## Begin GIVEN DATA
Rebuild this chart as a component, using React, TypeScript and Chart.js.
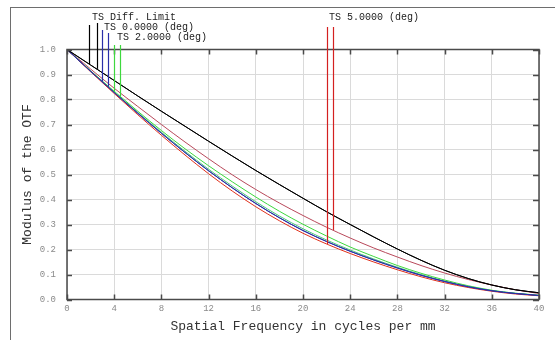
import React, { useEffect, useRef } from "react";
import { Chart, registerables } from "chart.js";

Chart.register(...registerables);

// Spatial frequency (cycles per mm)
const FREQ = [0, 2, 4, 6, 8, 10, 12, 14, 16, 18, 20, 22, 24, 26, 28, 30, 32, 34, 36, 38, 40];

// Diffraction limit (T and S identical)
const DIFF_T = [1, 0.938, 0.876, 0.814, 0.753, 0.693, 0.633, 0.574, 0.516, 0.46, 0.405, 0.351, 0.3, 0.25, 0.202, 0.157, 0.117, 0.084, 0.058, 0.039, 0.027];
const DIFF_S = [1, 0.938, 0.876, 0.814, 0.753, 0.693, 0.633, 0.574, 0.516, 0.46, 0.405, 0.351, 0.3, 0.25, 0.202, 0.157, 0.117, 0.084, 0.058, 0.039, 0.027];
// 0 deg field
const F0_T = [1, 0.913, 0.828, 0.745, 0.665, 0.588, 0.515, 0.447, 0.384, 0.327, 0.276, 0.232, 0.193, 0.158, 0.126, 0.097, 0.072, 0.051, 0.035, 0.024, 0.016];
const F0_S = [1, 0.913, 0.828, 0.745, 0.665, 0.588, 0.515, 0.447, 0.384, 0.327, 0.276, 0.232, 0.193, 0.158, 0.126, 0.097, 0.072, 0.051, 0.035, 0.024, 0.016];
// 2 deg field
const F2_T = [1, 0.914, 0.83, 0.748, 0.669, 0.593, 0.521, 0.454, 0.391, 0.334, 0.283, 0.238, 0.198, 0.162, 0.129, 0.1, 0.074, 0.053, 0.036, 0.025, 0.017];
const F2_S = [1, 0.915, 0.833, 0.753, 0.676, 0.603, 0.535, 0.471, 0.41, 0.353, 0.301, 0.254, 0.21, 0.172, 0.136, 0.105, 0.078, 0.055, 0.037, 0.025, 0.017];
// 5 deg field
const F5_T = [1, 0.911, 0.824, 0.739, 0.657, 0.578, 0.503, 0.434, 0.371, 0.315, 0.265, 0.222, 0.184, 0.15, 0.119, 0.091, 0.067, 0.048, 0.033, 0.022, 0.015];
const F5_S = [1, 0.922, 0.845, 0.772, 0.7, 0.63, 0.563, 0.499, 0.44, 0.386, 0.336, 0.289, 0.246, 0.206, 0.17, 0.136, 0.106, 0.08, 0.058, 0.039, 0.024];

const LEGEND_TEXT = ["TS Diff. Limit", "TS 0.0000 (deg)", "TS 2.0000 (deg)", "TS 5.0000 (deg)"];
const LEADER_FREQ = [[1.9, 2.5], [2.95, 3.45], [4.0, 4.5], [22.0, 22.5]];

const X_TITLE = "Spatial Frequency in cycles per mm";
const Y_TITLE = "Modulus of the OTF";

const BLACK = "#000000";
const BLUE = "#2a2fa8";
const GREEN = "#3ed83e";
const GREEN2 = "#4cc87a";
const RED = "#e0301c";
const RED2 = "#b8485a";
const LEADER_RED = "#d42020";

const MONO = "'Liberation Mono', 'DejaVu Sans Mono', monospace";

function interp(xs: number[], ys: number[], x: number) {
  for (let i = 0; i < xs.length - 1; i++) {
    if (x >= xs[i] && x <= xs[i + 1]) {
      const t = (x - xs[i]) / (xs[i + 1] - xs[i]);
      return ys[i] + t * (ys[i + 1] - ys[i]);
    }
  }
  return ys[ys.length - 1];
}

const series = (ys: number[]) => FREQ.map((f, i) => ({ x: f, y: ys[i] }));

export default function App() {
  const ref = useRef<HTMLCanvasElement | null>(null);

  useEffect(() => {
    if (!ref.current) return;

    const legendGroups = [
      { text: LEGEND_TEXT[0], tx: 92, ty: 17, color: BLACK, xs: LEADER_FREQ[0], tops: [25, 23], data: [DIFF_T, DIFF_S] },
      { text: LEGEND_TEXT[1], tx: 104, ty: 27.5, color: BLUE, xs: LEADER_FREQ[1], tops: [30, 33], data: [F0_T, F0_S] },
      { text: LEGEND_TEXT[2], tx: 117, ty: 37.5, color: GREEN, xs: LEADER_FREQ[2], tops: [45, 45], data: [F2_T, F2_S] },
      { text: LEGEND_TEXT[3], tx: 329, ty: 17, color: LEADER_RED, xs: LEADER_FREQ[3], tops: [27, 27], data: [F5_T, F5_S] },
    ];

    const framePlugin = {
      id: "zemaxFrame",
      afterDatasetsDraw(chart: any) {
        const { ctx, chartArea } = chart;
        const xs = chart.scales.x;
        const ys = chart.scales.y;
        ctx.save();
        // plot frame
        ctx.strokeStyle = "#4a4a4a";
        ctx.lineWidth = 1.5;
        ctx.strokeRect(chartArea.left, chartArea.top, chartArea.right - chartArea.left, chartArea.bottom - chartArea.top);
        // inner ticks
        xs.ticks.forEach((t: any) => {
          const px = Math.round(xs.getPixelForValue(t.value)) + 0.5;
          ctx.beginPath();
          ctx.moveTo(px, chartArea.bottom);
          ctx.lineTo(px, chartArea.bottom - 5);
          ctx.moveTo(px, chartArea.top);
          ctx.lineTo(px, chartArea.top + 5);
          ctx.stroke();
        });
        ys.ticks.forEach((t: any) => {
          const py = Math.round(ys.getPixelForValue(t.value)) + 0.5;
          ctx.beginPath();
          ctx.moveTo(chartArea.left, py);
          ctx.lineTo(chartArea.left + 5, py);
          ctx.moveTo(chartArea.right, py);
          ctx.lineTo(chartArea.right - 6, py);
          ctx.stroke();
        });
        // leader lines + legend text
        ctx.font = `10px ${MONO}`;
        ctx.textBaseline = "middle";
        ctx.textAlign = "left";
        legendGroups.forEach((g) => {
          ctx.strokeStyle = g.color;
          ctx.lineWidth = 1.2;
          g.xs.forEach((fx: number, i: number) => {
            const px = Math.round(xs.getPixelForValue(fx)) + 0.5;
            const v = interp(FREQ, g.data[i], fx);
            const py = ys.getPixelForValue(v);
            ctx.beginPath();
            ctx.moveTo(px, g.tops[i]);
            ctx.lineTo(px, py);
            ctx.stroke();
          });
          ctx.fillStyle = "#222222";
          ctx.fillText(g.text, g.tx, g.ty);
        });
        // axis titles
        ctx.fillStyle = "#333333";
        ctx.font = `13px ${MONO}`;
        ctx.textAlign = "center";
        ctx.fillText(X_TITLE, (chartArea.left + chartArea.right) / 2, chartArea.bottom + 27);
        ctx.translate(28, (chartArea.top + chartArea.bottom) / 2);
        ctx.rotate(-Math.PI / 2);
        ctx.fillText(Y_TITLE, 0, 0);
        ctx.restore();
      },
    };

    const mk = (label: string, ys: number[], color: string) => ({
      label,
      data: series(ys),
      borderColor: color,
      backgroundColor: color,
      borderWidth: 1,
      pointRadius: 0,
      tension: 0.4,
      cubicInterpolationMode: "monotone" as const,
      fill: false,
    });

    const chart = new Chart(ref.current, {
      type: "line",
      data: {
        datasets: [
          mk("Diff T", DIFF_T, BLACK),
          mk("Diff S", DIFF_S, BLACK),
          mk("0 T", F0_T, BLUE),
          mk("0 S", F0_S, BLUE),
          mk("5 T", F5_T, RED),
          mk("2 T", F2_T, GREEN2),
          mk("2 S", F2_S, GREEN),
          mk("5 S", F5_S, RED2),
        ],
      },
      plugins: [framePlugin],
      options: {
        animation: false,
        responsive: false,
        maintainAspectRatio: false,
        layout: { padding: { top: 49.5, right: 16, left: 0, bottom: 0 } },
        plugins: { legend: { display: false }, tooltip: { enabled: false } },
        scales: {
          x: {
            type: "linear",
            min: 0,
            max: 40,
            afterFit: (s: any) => { s.height = 40.5; },
            ticks: { stepSize: 4, color: "#8a8a8a", font: { family: MONO, size: 9 }, padding: 4, maxRotation: 0 },
            grid: { color: "#dadada", lineWidth: 1, drawTicks: false },
            border: { display: false },
          },
          y: {
            type: "linear",
            min: 0,
            max: 1,
            afterFit: (s: any) => { s.width = 67; },
            ticks: {
              stepSize: 0.1,
              color: "#8a8a8a",
              font: { family: MONO, size: 9 },
              padding: 11,
              callback: (v: any) => Number(v).toFixed(1),
            },
            grid: { color: "#dadada", lineWidth: 1, drawTicks: false },
            border: { display: false },
          },
        },
      },
    });
    return () => chart.destroy();
  }, []);

  return (
    <div style={{ position: "fixed", left: 0, top: 0, width: 555, height: 340, background: "#ffffff", overflow: "hidden" }}>
      <div style={{ position: "absolute", left: 10, top: 7, width: 560, height: 400, borderLeft: "1.5px solid #6e6e6e", borderTop: "1.5px solid #6e6e6e" }} />
      <canvas ref={ref} width={555} height={340} style={{ position: "absolute", left: 0, top: 0, width: 555, height: 340 }} />
    </div>
  );
}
## End GIVEN DATA
*EXERCISE DETAILS*
Everything from the first line of the listing above through the line that contains "Chart.register(...registerables);" is to be restated word for word, minus the pictures.

*REPLY TO THE EXERCISE*
Rebuild this chart as a component, using React, TypeScript and Chart.js.
import React, { useEffect, useRef } from "react";
import { Chart, registerables } from "chart.js";

Chart.register(...registerables);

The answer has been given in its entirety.